Explanation of Music Responses Chart

We can easily tell from the pie chart that the most popular music type of my friends is hip-hop. 51% of my friends said it's their favorite type.

The second most popular music type of my friends is Other and Rock as well as several other types in close running for second.

Example: Website Sessions by Device

On my website, https://dfrieds.com, I use Google Analytics to help me track basic statistics. In the past 31 days, there have been 200 sessions to my site. A session is just a record of someone visiting my site via any device.

Google Analytics tracks what device was used to visit my site; a device could be a desktop computer, mobile phone or tablet.

Below is the data over the last 31 days of visits to my site.

Device Number of Sessions
Desktop 170
Mobile 20
Tablet 10

I want to know what percentage of sessions by each device type are there out of all device type sessions made. Therefore, I must calculate a new column to show the percentage of sessions by device type.

The total number of sessions is 85. For each device type, divide its number of sessions by all device type sessions and multiply by 100. This will give us a new value for percentage of sessions by device type.

These percentage values are the main focus of pie charts.

Device | Number of Sessions | Percentage of Total Sessions --- | --- Desktop | 170 | 85 Mobile | 20 | 10 Tablet | 10 | 5

Record Website Sessions Data in Python Lists

devices = ['Desktop', 'Mobile', 'Tablet']
number_of_sessions = [170, 20, 10]

In the pie charts legend, I want to include the number of sessions for each device. For each value by device, I'll create a string and append the word "sessions" so it's clear.
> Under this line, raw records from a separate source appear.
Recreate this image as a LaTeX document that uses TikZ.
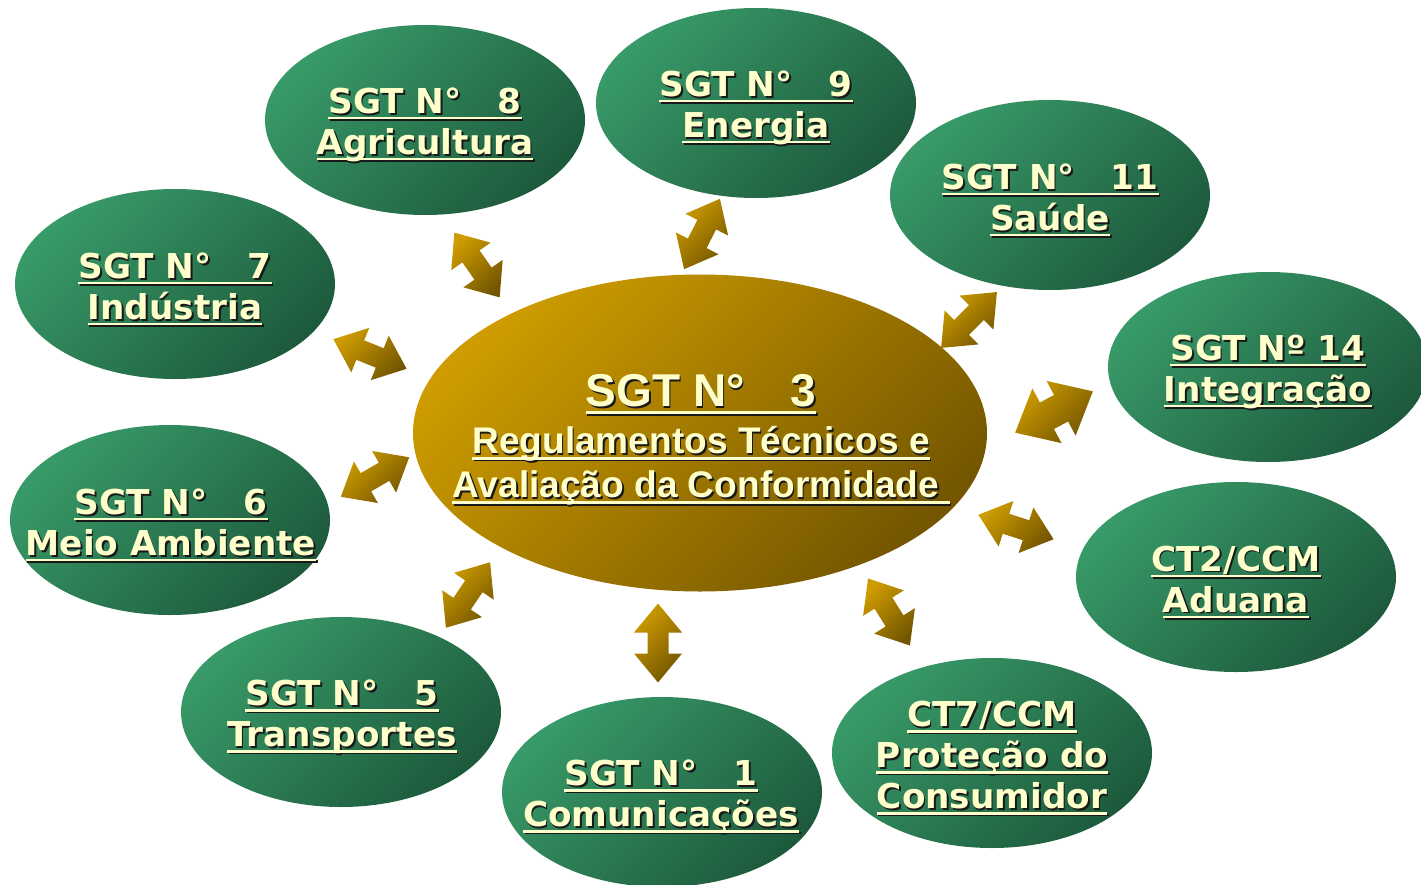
\documentclass[tikz,border=0pt]{standalone}
\usepackage{fontspec}
\newfontfamily\vfont{DejaVu Sans}
\newfontfamily\afont{Liberation Sans}
\usetikzlibrary{shapes.geometric}
\definecolor{txt}{HTML}{FFFFCC}
\definecolor{gLight}{HTML}{389A68}
\definecolor{gDark}{HTML}{1D5A3C}
\definecolor{oLight}{HTML}{CE9C00}
\definecolor{oDark}{HTML}{745600}
\newcommand\ulx[1]{\setbox0\hbox{#1}\rlap{\rule[-0.17em]{\wd0}{0.075em}}\box0}
\newcommand\dblarr[7]{%
  \begin{scope}[shift={(#1,#2)},rotate=#3]
    \shade[arr] (-#4,0) -- (-#4+#5,#6) -- (-#4+#5,#7) -- (#4-#5,#7) -- (#4-#5,#6) -- (#4,0)
      -- (#4-#5,-#6) -- (#4-#5,-#7) -- (-#4+#5,-#7) -- (-#4+#5,-#6) -- cycle;
  \end{scope}}
\newcommand\shlabel[5]{%
  \node[lbl,#4,text=black!90] (#1-sh) at (#2+1.6,#3+1.6) {#5};
  \node[lbl,#4] (#1) at (#2,#3) {#5};}
\tikzset{
  grp/.style={ellipse, minimum width=240pt, minimum height=142.5pt, inner sep=0pt,
    top color=gLight, bottom color=gDark, shading angle=45},
  hub/.style={ellipse, minimum width=430.5pt, minimum height=237.75pt, inner sep=0pt,
    top color=oLight, bottom color=oDark, shading angle=45},
  arr/.style={top color=oLight, bottom color=oDark, shading angle=45},
  lbl/.style={align=center, inner sep=0pt, text=txt},
  gtext/.style={font=\vfont\bfseries\fontsize{25.7}{30.75}\selectfont},
  htext/.style={font=\afont\bfseries\fontsize{27.8}{32.25}\selectfont},
}
\begin{document}
\begin{tikzpicture}[x=0.75pt,y=-0.75pt]
\useasboundingbox (0,0) rectangle (1421,885);
% ellipses
\node[hub] (c) at (700,433) {};
\node[grp] (e8) at (425,120) {};
\node[grp] (e9) at (756,103) {};
\node[grp] (e11) at (1050,195) {};
\node[grp] (e14) at (1268,367) {};
\node[grp] (ct2) at (1236,577) {};
\node[grp] (ct7) at (992,753) {};
\node[grp] (e1) at (662,792) {};
\node[grp] (e5) at (341,712) {};
\node[grp] (e6) at (170,520) {};
\node[grp] (e7) at (175,284) {};
% arrows
\dblarr{477}{265}{-55}{39.5}{29}{24}{10.5}
\dblarr{702}{234}{63}{39.5}{29}{24}{10.5}
\dblarr{969}{320}{45}{39.5}{29}{24}{10.5}
\dblarr{1054}{412}{28}{44}{36}{31}{15}
\dblarr{1016}{527}{-18}{39.5}{29}{24}{10.5}
\dblarr{889}{612}{-58}{39.5}{29}{24}{10.5}
\dblarr{658}{643}{90}{39.5}{29}{24}{10.5}
\dblarr{468}{595}{56}{39.5}{29}{24}{10.5}
\dblarr{375}{477}{30}{39.5}{29}{24}{10.5}
\dblarr{370}{354}{-22}{39.5}{29}{24}{10.5}
% labels
\shlabel{tc}{701}{440}{htext}{{\fontsize{34.5}{40}\selectfont\ulx{SGT N°\hspace{1.0em}3}}\\[3pt]\ulx{Regulamentos Técnicos e}\\[1pt]\ulx{Avaliação da Conformidade\ }}
\shlabel{t8}{425}{125}{gtext}{\ulx{SGT N°\hspace{1.05em}8}\\\ulx{Agricultura}}
\shlabel{t9}{756}{108}{gtext}{\ulx{SGT N°\hspace{1.05em}9}\\\ulx{Energia}}
\shlabel{t11}{1050}{200}{gtext}{\ulx{SGT N°\hspace{1.05em}11}\\\ulx{Saúde}}
\shlabel{t14}{1268}{372}{gtext}{\ulx{SGT Nº 14}\\\ulx{Integração}}
\shlabel{tct2}{1236}{582}{gtext}{\ulx{CT2/CCM}\\\ulx{Aduana}}
\shlabel{tct7}{992}{758}{gtext}{\ulx{CT7/CCM}\\\ulx{Proteção do}\\\ulx{Consumidor}}
\shlabel{t1}{661}{797}{gtext}{\ulx{SGT N°\hspace{1.05em}1}\\\ulx{Comunicações}}
\shlabel{t5}{342}{717}{gtext}{\ulx{SGT N°\hspace{1.05em}5}\\\ulx{Transportes}}
\shlabel{t6}{171}{525}{gtext}{\ulx{SGT N°\hspace{1.05em}6}\\\ulx{Meio Ambiente}}
\shlabel{t7}{175}{289}{gtext}{\ulx{SGT N°\hspace{1.05em}7}\\\ulx{Indústria}}
\end{tikzpicture}
\end{document}
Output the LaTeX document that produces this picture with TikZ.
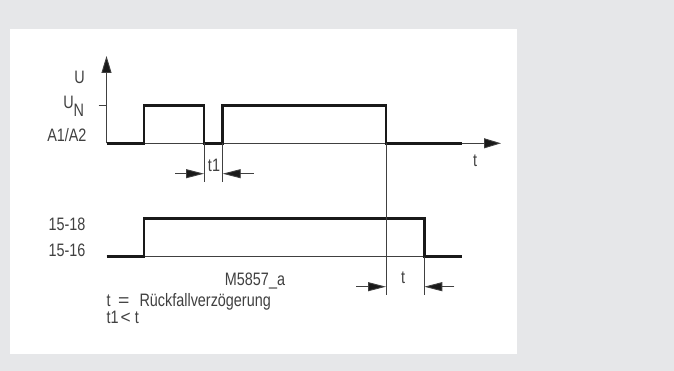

number_of_sessions_with_units = [str(session_value)+" sessions" for session_value in number_of_sessions]
number_of_sessions_with_units
['170 sessions', '20 sessions', '10 sessions']

Pie Chart of Breakdown of Website Sessons by Device

fig = plt.gcf()
fig.set_size_inches(5, 7)
plt.pie(x=number_of_sessions, labels=devices, autopct='%i%%', radius=7.5)
plt.title("Breakdown of dfrieds.com Website Sessions over Past 31 Days", fontsize=14, y=1.03)
plt.axis('equal');  # makes a circle pie chart (not oval)
plt.legend(loc='best', labels=number_of_sessions_with_units);

png

Explanation of Website Sessions by Device Pie Chart

The pie chart reveals that 85% of sessions over the past 31 days were viewed on desktop.